-------- SUPPLIED INFORMATION
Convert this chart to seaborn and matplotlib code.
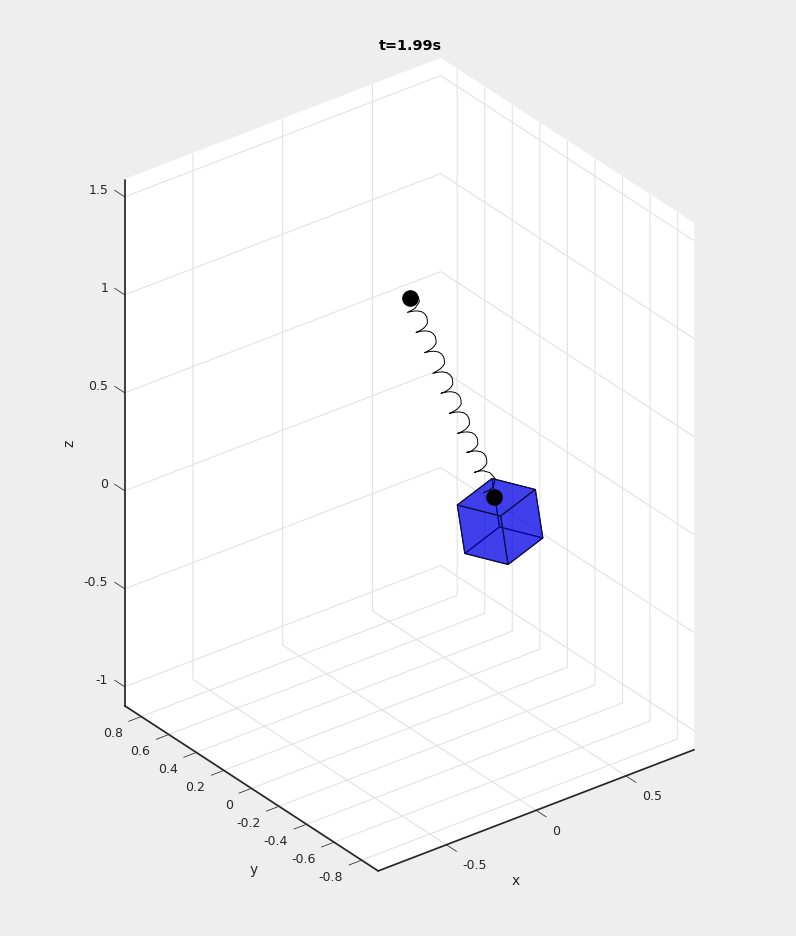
import matplotlib
matplotlib.use("Agg")
import matplotlib.pyplot as plt
import seaborn as sns
from mpl_toolkits.mplot3d import proj3d
from mpl_toolkits.mplot3d.art3d import Poly3DCollection

# spring, lying in the plane y=0
spring_x = [0.0498, 0.0554, 0.0312, -0.0115,
            0.0219, 0.0442, 0.0684, 0.0851, 0.0963, 0.1000, 0.1000, 0.0907, 0.0777, 0.0572, 0.0368,
            0.0702, 0.0925, 0.1167, 0.1334, 0.1446, 0.1483, 0.1483, 0.1390, 0.1260, 0.1055, 0.0833,
            0.1167, 0.1390, 0.1632, 0.1799, 0.1911, 0.1948, 0.1948, 0.1855, 0.1725, 0.1520, 0.1297,
            0.1631, 0.1854, 0.2096, 0.2263, 0.2375, 0.2412, 0.2412, 0.2319, 0.2189, 0.1984, 0.1762,
            0.2096, 0.2319, 0.2561, 0.2728, 0.2840, 0.2877, 0.2877, 0.2784, 0.2654, 0.2449, 0.2226,
            0.2560, 0.2783, 0.3025, 0.3192, 0.3304, 0.3341, 0.3341, 0.3248, 0.3118, 0.2913, 0.2691,
            0.3025, 0.3248, 0.3490, 0.3657, 0.3769, 0.3806, 0.3806, 0.3713, 0.3583, 0.3378, 0.3192,
            0.3526, 0.3749, 0.3991, 0.4158, 0.4270, 0.4307, 0.4307, 0.4214, 0.4084, 0.3879, 0.3620,
            0.3900, 0.4121, 0.4493, 0.4772, 0.4679, 0.4456, 0.4121]
spring_z = [1.0847, 1.0572, 1.0317, 1.0263,
            1.0213, 1.0144, 1.0016, 0.9855, 0.9663, 0.9480, 0.9310, 0.9206, 0.9133, 0.9086, 0.9073,
            0.9023, 0.8954, 0.8826, 0.8665, 0.8473, 0.8290, 0.8120, 0.8016, 0.7943, 0.7896, 0.7872,
            0.7822, 0.7753, 0.7625, 0.7464, 0.7272, 0.7089, 0.6919, 0.6815, 0.6742, 0.6695, 0.6654,
            0.6604, 0.6535, 0.6407, 0.6246, 0.6054, 0.5871, 0.5701, 0.5597, 0.5524, 0.5477, 0.5480,
            0.5430, 0.5361, 0.5233, 0.5072, 0.4880, 0.4697, 0.4527, 0.4423, 0.4350, 0.4303, 0.4286,
            0.4236, 0.4167, 0.4039, 0.3878, 0.3686, 0.3503, 0.3333, 0.3229, 0.3156, 0.3109, 0.3103,
            0.3053, 0.2984, 0.2856, 0.2695, 0.2503, 0.2320, 0.2150, 0.2046, 0.1973, 0.1926, 0.1956,
            0.1906, 0.1837, 0.1709, 0.1548, 0.1356, 0.1173, 0.1003, 0.0899, 0.0826, 0.0779, 0.0786,
            0.0760, 0.0694, 0.0462, 0.0074, -0.0318, -0.0409, -0.0429]
spring_y = [0.0] * len(spring_x)

# the two black balls
ball_x = [0.0045, 0.4735]
ball_y = [0.0, 0.0]
ball_z = [1.0940, -0.0849]

# cube corners
cube_x = [0.6081, 0.5837, 0.6663, 0.3681, 0.6419, 0.3437, 0.4263, 0.4019]
cube_y = [0.1385, 0.1610, -0.1001, 0.0776, -0.0776, 0.1001, -0.1610, -0.1385]
cube_z = [-0.3496, -0.1041, -0.3170, -0.3726, -0.0715, -0.1271, -0.3400, -0.0945]
cube_faces = [[0, 1, 4, 2], [0, 2, 6, 3], [0, 3, 5, 1],
              [7, 5, 1, 4], [7, 4, 2, 6], [7, 6, 3, 5]]

xticks = [-0.5, 0, 0.5]
yticks = [-0.8, -0.6, -0.4, -0.2, 0, 0.2, 0.4, 0.6, 0.8]
zticks = [-1, -0.5, 0, 0.5, 1, 1.5]
xticklabels = ["-0.5", "0", "0.5"]
yticklabels = ["-0.8", "-0.6", "-0.4", "-0.2", "0", "0.2", "0.4", "0.6", "0.8"]
zticklabels = ["-1", "-0.5", "0", "0.5", "1", "1.5"]
xlim = (-0.88, 0.88)
ylim = (-0.92, 0.92)
zlim = (-1.097, 1.587)

sns.set_theme(style="white", font="DejaVu Sans",
              rc={"figure.facecolor": "#EEEEEE", "text.color": "#262626"})

fig = plt.figure(figsize=(7.96, 9.36), dpi=100)
ax = fig.add_axes([0.65 / 796, 62.5 / 936, 1.0, 796 / 936], projection="3d",
                  proj_type="ortho", computed_zorder=False)
ax.view_init(elev=30, azim=-127.5)
ax.set_box_aspect((1.76, 1.84, 2.684), zoom=1.021)
ax.set_xlim(*xlim)
ax.set_ylim(*ylim)
ax.set_zlim(*zlim)
ax.set_xticks(xticks)
ax.set_yticks(yticks)
ax.set_zticks(zticks)
ax.patch.set_alpha(0)

# z ticks point along y in the original, not along x
ax.zaxis._get_tickdir = lambda pos: 1

for axis in [ax.xaxis, ax.yaxis, ax.zaxis]:
    axis.set_ticklabels([])
    axis.set_pane_color((1, 1, 1, 1))
    axis.pane.set_edgecolor("white")
    axis._axinfo["grid"].update(color="#E2E2E2", linewidth=0.8)
    axis._axinfo["axisline"].update(color="#262626", linewidth=0.7)
    axis._axinfo["tick"].update(inward_factor=0.0, outward_factor=-0.5,
                                linewidth={True: 0.55, False: 0.4})
ax.zaxis._axinfo["tick"].update(outward_factor=0.5)
ax.tick_params(colors="#262626")


# tick labels sit at a fixed pixel offset from the end of the axis tick
def tick_text(labels, xs, ys, zs, dx, dy, ha):
    for lab, x3, y3, z3 in zip(labels, xs, ys, zs):
        px, py, _ = proj3d.proj_transform(x3, y3, z3, ax.get_proj())
        ax.annotate(lab, xy=(px, py), xytext=(dx, dy), textcoords="offset pixels",
                    fontsize=9, color="#262626", ha=ha, va="center", annotation_clip=False)


tick_text(xticklabels, xticks, [ylim[0]] * 3, [zlim[0]] * 3, 16, -21, "left")
tick_text(yticklabels, [xlim[0]] * 9, yticks, [zlim[0]] * 9, -18.5, -17, "right")
tick_text(zticklabels, [xlim[0]] * 6, [ylim[1]] * 6, zticks, -16.5, 6, "right")

faces = [[(cube_x[i], cube_y[i], cube_z[i]) for i in f] for f in cube_faces]
cube = Poly3DCollection(faces, facecolors=(0, 0, 0.9, 0.5), edgecolors="#101040",
                        linewidths=0.8, zorder=3)
ax.add_collection3d(cube)
ax.plot(spring_x, spring_y, spring_z, color="black", lw=0.7, zorder=4)
ax.scatter(ball_x, ball_y, ball_z, color="black", s=120, depthshade=False, zorder=5)

fig.text(516 / 796, 1 - 881 / 936, "x", fontsize=10, color="#262626", ha="center", va="center")
fig.text(254 / 796, 1 - 870 / 936, "y", fontsize=10, color="#262626", ha="center", va="center")
fig.text(69 / 796, 1 - 443 / 936, "z", fontsize=10, color="#262626", ha="center", va="center",
         rotation=90)
fig.text(410 / 796, 1 - 46 / 936, "t=1.99s", fontsize=10.4, fontweight="bold",
         color="black", ha="center", va="center")

fig.savefig("out.png", dpi=100, facecolor=fig.get_facecolor())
----------------
Leave out any pictures, please, and quote only the lines from the top of the data through the line that contains "from mpl_toolkits.mplot3d.art3d import".

Convert this chart to seaborn and matplotlib code.
import matplotlib
matplotlib.use("Agg")
import matplotlib.pyplot as plt
import seaborn as sns
from mpl_toolkits.mplot3d import proj3d
from mpl_toolkits.mplot3d.art3d import Poly3DCollection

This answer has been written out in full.